### Exercise prompt
Make an exact copy of all the material below, apart from the pictures.

━━━━━━━━

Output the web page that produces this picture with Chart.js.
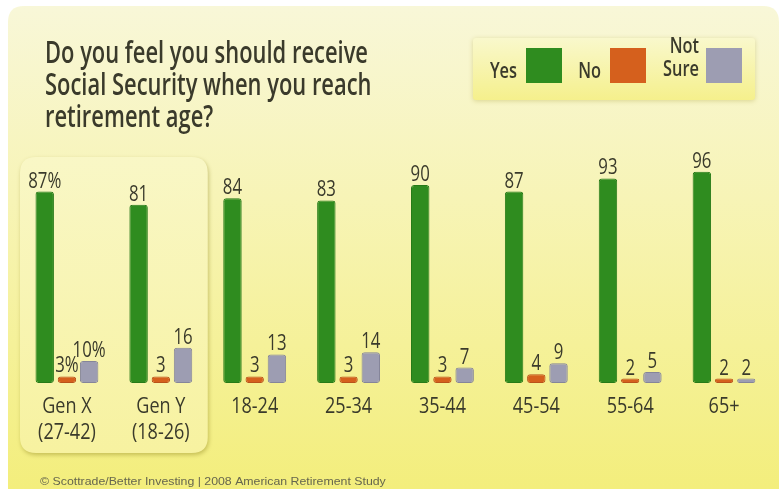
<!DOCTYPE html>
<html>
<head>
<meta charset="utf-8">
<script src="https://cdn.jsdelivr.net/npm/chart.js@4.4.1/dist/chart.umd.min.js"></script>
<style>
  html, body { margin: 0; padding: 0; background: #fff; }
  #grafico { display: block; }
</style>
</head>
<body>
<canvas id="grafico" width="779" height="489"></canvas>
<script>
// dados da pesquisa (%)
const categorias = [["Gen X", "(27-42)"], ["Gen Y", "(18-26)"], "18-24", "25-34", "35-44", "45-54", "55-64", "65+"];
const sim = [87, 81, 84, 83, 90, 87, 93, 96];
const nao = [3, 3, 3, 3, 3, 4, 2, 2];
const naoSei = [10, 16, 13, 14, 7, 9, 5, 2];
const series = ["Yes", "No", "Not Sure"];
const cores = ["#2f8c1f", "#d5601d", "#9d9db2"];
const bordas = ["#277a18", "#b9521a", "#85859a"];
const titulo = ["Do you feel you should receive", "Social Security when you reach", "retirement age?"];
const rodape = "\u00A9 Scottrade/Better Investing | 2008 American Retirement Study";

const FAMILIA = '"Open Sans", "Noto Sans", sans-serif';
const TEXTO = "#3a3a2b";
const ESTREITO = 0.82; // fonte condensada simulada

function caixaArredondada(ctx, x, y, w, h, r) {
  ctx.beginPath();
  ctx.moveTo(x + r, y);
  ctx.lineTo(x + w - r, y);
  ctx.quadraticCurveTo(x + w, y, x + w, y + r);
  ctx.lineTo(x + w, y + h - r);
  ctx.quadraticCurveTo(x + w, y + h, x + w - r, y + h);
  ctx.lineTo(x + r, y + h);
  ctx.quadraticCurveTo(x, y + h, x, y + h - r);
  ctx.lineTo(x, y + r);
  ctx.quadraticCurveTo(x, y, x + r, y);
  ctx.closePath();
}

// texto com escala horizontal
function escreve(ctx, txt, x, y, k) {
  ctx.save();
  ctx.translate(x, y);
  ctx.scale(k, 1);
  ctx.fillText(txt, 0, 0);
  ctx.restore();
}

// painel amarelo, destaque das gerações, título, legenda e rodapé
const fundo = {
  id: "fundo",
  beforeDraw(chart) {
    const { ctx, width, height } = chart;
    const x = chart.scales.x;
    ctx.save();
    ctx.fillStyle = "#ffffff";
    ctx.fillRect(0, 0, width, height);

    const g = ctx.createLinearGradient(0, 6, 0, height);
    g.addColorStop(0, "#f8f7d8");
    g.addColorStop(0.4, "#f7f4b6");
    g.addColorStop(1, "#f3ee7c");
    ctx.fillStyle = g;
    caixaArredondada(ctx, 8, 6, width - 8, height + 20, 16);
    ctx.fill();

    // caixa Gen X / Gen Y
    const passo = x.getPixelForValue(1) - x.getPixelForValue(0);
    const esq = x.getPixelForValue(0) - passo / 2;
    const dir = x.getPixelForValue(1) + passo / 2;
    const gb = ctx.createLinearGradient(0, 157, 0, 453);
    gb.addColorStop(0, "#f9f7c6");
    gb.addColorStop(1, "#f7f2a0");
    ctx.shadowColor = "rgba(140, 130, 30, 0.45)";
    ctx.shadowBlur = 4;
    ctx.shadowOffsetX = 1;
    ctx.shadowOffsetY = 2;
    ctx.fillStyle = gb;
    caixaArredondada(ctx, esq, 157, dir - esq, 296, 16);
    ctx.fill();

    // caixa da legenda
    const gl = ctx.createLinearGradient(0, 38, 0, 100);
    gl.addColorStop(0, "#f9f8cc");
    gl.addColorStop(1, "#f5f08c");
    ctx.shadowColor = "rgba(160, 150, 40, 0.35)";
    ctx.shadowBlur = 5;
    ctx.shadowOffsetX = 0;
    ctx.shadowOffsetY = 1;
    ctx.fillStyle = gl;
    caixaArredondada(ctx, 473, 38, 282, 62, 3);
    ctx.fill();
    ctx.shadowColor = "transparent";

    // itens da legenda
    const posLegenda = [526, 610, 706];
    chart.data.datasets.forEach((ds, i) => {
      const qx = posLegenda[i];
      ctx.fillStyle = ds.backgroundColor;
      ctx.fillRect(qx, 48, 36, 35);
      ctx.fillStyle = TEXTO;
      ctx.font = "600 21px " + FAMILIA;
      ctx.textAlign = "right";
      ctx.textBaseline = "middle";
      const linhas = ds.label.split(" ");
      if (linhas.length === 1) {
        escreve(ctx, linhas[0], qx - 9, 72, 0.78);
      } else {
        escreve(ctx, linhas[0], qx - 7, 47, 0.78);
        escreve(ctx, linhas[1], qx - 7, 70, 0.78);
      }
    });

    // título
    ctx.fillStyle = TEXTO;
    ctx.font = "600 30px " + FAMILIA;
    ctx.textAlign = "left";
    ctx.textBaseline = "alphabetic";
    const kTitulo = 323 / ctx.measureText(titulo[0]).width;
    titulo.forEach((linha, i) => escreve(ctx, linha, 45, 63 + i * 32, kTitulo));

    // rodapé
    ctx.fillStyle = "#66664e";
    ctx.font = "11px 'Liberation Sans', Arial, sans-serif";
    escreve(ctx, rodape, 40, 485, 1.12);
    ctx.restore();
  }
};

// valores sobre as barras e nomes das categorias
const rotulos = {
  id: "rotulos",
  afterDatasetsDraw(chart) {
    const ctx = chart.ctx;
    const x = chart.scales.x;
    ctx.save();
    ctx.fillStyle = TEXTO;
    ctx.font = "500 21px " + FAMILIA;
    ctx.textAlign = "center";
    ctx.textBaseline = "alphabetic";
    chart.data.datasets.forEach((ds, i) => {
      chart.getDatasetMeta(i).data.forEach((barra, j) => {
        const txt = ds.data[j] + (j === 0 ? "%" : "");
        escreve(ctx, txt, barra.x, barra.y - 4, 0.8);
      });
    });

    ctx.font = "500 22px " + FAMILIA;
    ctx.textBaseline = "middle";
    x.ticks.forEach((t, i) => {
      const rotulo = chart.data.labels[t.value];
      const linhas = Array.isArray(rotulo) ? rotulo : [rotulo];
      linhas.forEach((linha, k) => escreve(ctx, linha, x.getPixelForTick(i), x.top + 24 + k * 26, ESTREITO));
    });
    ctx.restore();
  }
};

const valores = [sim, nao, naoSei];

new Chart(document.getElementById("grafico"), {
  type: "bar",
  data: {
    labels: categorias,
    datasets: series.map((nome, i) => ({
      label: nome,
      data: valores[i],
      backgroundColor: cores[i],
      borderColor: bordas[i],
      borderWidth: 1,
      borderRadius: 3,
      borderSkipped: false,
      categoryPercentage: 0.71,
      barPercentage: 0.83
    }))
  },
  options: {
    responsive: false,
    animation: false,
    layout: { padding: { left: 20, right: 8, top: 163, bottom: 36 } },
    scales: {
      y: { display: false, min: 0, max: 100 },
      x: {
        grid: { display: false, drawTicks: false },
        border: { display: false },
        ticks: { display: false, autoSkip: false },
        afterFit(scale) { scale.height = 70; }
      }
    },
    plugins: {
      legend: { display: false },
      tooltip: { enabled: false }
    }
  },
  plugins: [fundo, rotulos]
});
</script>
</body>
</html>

━━━━━━━━

### The response
Output the web page that produces this picture with Chart.js.
<!DOCTYPE html>
<html>
<head>
<meta charset="utf-8">
<script src="https://cdn.jsdelivr.net/npm/chart.js@4.4.1/dist/chart.umd.min.js"></script>
<style>
  html, body { margin: 0; padding: 0; background: #fff; }
  #grafico { display: block; }
</style>
</head>
<body>
<canvas id="grafico" width="779" height="489"></canvas>
<script>
// dados da pesquisa (%)
const categorias = [["Gen X", "(27-42)"], ["Gen Y", "(18-26)"], "18-24", "25-34", "35-44", "45-54", "55-64", "65+"];
const sim = [87, 81, 84, 83, 90, 87, 93, 96];
const nao = [3, 3, 3, 3, 3, 4, 2, 2];
const naoSei = [10, 16, 13, 14, 7, 9, 5, 2];
const series = ["Yes", "No", "Not Sure"];
const cores = ["#2f8c1f", "#d5601d", "#9d9db2"];
const bordas = ["#277a18", "#b9521a", "#85859a"];
const titulo = ["Do you feel you should receive", "Social Security when you reach", "retirement age?"];
const rodape = "\u00A9 Scottrade/Better Investing | 2008 American Retirement Study";

const FAMILIA = '"Open Sans", "Noto Sans", sans-serif';
const TEXTO = "#3a3a2b";
const ESTREITO = 0.82; // fonte condensada simulada

function caixaArredondada(ctx, x, y, w, h, r) {
  ctx.beginPath();
  ctx.moveTo(x + r, y);
  ctx.lineTo(x + w - r, y);
  ctx.quadraticCurveTo(x + w, y, x + w, y + r);
  ctx.lineTo(x + w, y + h - r);
  ctx.quadraticCurveTo(x + w, y + h, x + w - r, y + h);
  ctx.lineTo(x + r, y + h);
  ctx.quadraticCurveTo(x, y + h, x, y + h - r);
  ctx.lineTo(x, y + r);
  ctx.quadraticCurveTo(x, y, x + r, y);
  ctx.closePath();
}

// texto com escala horizontal
function escreve(ctx, txt, x, y, k) {
  ctx.save();
  ctx.translate(x, y);
  ctx.scale(k, 1);
  ctx.fillText(txt, 0, 0);
  ctx.restore();
}

// painel amarelo, destaque das gerações, título, legenda e rodapé
const fundo = {
  id: "fundo",
  beforeDraw(chart) {
    const { ctx, width, height } = chart;
    const x = chart.scales.x;
    ctx.save();
    ctx.fillStyle = "#ffffff";
    ctx.fillRect(0, 0, width, height);

    const g = ctx.createLinearGradient(0, 6, 0, height);
    g.addColorStop(0, "#f8f7d8");
    g.addColorStop(0.4, "#f7f4b6");
    g.addColorStop(1, "#f3ee7c");
    ctx.fillStyle = g;
    caixaArredondada(ctx, 8, 6, width - 8, height + 20, 16);
    ctx.fill();

    // caixa Gen X / Gen Y
    const passo = x.getPixelForValue(1) - x.getPixelForValue(0);
    const esq = x.getPixelForValue(0) - passo / 2;
    const dir = x.getPixelForValue(1) + passo / 2;
    const gb = ctx.createLinearGradient(0, 157, 0, 453);
    gb.addColorStop(0, "#f9f7c6");
    gb.addColorStop(1, "#f7f2a0");
    ctx.shadowColor = "rgba(140, 130, 30, 0.45)";
    ctx.shadowBlur = 4;
    ctx.shadowOffsetX = 1;
    ctx.shadowOffsetY = 2;
    ctx.fillStyle = gb;
    caixaArredondada(ctx, esq, 157, dir - esq, 296, 16);
    ctx.fill();

    // caixa da legenda
    const gl = ctx.createLinearGradient(0, 38, 0, 100);
    gl.addColorStop(0, "#f9f8cc");
    gl.addColorStop(1, "#f5f08c");
    ctx.shadowColor = "rgba(160, 150, 40, 0.35)";
    ctx.shadowBlur = 5;
    ctx.shadowOffsetX = 0;
    ctx.shadowOffsetY = 1;
    ctx.fillStyle = gl;
    caixaArredondada(ctx, 473, 38, 282, 62, 3);
    ctx.fill();
    ctx.shadowColor = "transparent";

    // itens da legenda
    const posLegenda = [526, 610, 706];
    chart.data.datasets.forEach((ds, i) => {
      const qx = posLegenda[i];
      ctx.fillStyle = ds.backgroundColor;
      ctx.fillRect(qx, 48, 36, 35);
      ctx.fillStyle = TEXTO;
      ctx.font = "600 21px " + FAMILIA;
      ctx.textAlign = "right";
      ctx.textBaseline = "middle";
      const linhas = ds.label.split(" ");
      if (linhas.length === 1) {
        escreve(ctx, linhas[0], qx - 9, 72, 0.78);
      } else {
        escreve(ctx, linhas[0], qx - 7, 47, 0.78);
        escreve(ctx, linhas[1], qx - 7, 70, 0.78);
      }
    });

    // título
    ctx.fillStyle = TEXTO;
    ctx.font = "600 30px " + FAMILIA;
    ctx.textAlign = "left";
    ctx.textBaseline = "alphabetic";
    const kTitulo = 323 / ctx.measureText(titulo[0]).width;
    titulo.forEach((linha, i) => escreve(ctx, linha, 45, 63 + i * 32, kTitulo));

    // rodapé
    ctx.fillStyle = "#66664e";
    ctx.font = "11px 'Liberation Sans', Arial, sans-serif";
    escreve(ctx, rodape, 40, 485, 1.12);
    ctx.restore();
  }
};

// valores sobre as barras e nomes das categorias
const rotulos = {
  id: "rotulos",
  afterDatasetsDraw(chart) {
    const ctx = chart.ctx;
    const x = chart.scales.x;
    ctx.save();
    ctx.fillStyle = TEXTO;
    ctx.font = "500 21px " + FAMILIA;
    ctx.textAlign = "center";
    ctx.textBaseline = "alphabetic";
    chart.data.datasets.forEach((ds, i) => {
      chart.getDatasetMeta(i).data.forEach((barra, j) => {
        const txt = ds.data[j] + (j === 0 ? "%" : "");
        escreve(ctx, txt, barra.x, barra.y - 4, 0.8);
      });
    });

    ctx.font = "500 22px " + FAMILIA;
    ctx.textBaseline = "middle";
    x.ticks.forEach((t, i) => {
      const rotulo = chart.data.labels[t.value];
      const linhas = Array.isArray(rotulo) ? rotulo : [rotulo];
      linhas.forEach((linha, k) => escreve(ctx, linha, x.getPixelForTick(i), x.top + 24 + k * 26, ESTREITO));
    });
    ctx.restore();
  }
};

const valores = [sim, nao, naoSei];

new Chart(document.getElementById("grafico"), {
  type: "bar",
  data: {
    labels: categorias,
    datasets: series.map((nome, i) => ({
      label: nome,
      data: valores[i],
      backgroundColor: cores[i],
      borderColor: bordas[i],
      borderWidth: 1,
      borderRadius: 3,
      borderSkipped: false,
      categoryPercentage: 0.71,
      barPercentage: 0.83
    }))
  },
  options: {
    responsive: false,
    animation: false,
    layout: { padding: { left: 20, right: 8, top: 163, bottom: 36 } },
    scales: {
      y: { display: false, min: 0, max: 100 },
      x: {
        grid: { display: false, drawTicks: false },
        border: { display: false },
        ticks: { display: false, autoSkip: false },
        afterFit(scale) { scale.height = 70; }
      }
    },
    plugins: {
      legend: { display: false },
      tooltip: { enabled: false }
    }
  },
  plugins: [fundo, rotulos]
});
</script>
</body>
</html>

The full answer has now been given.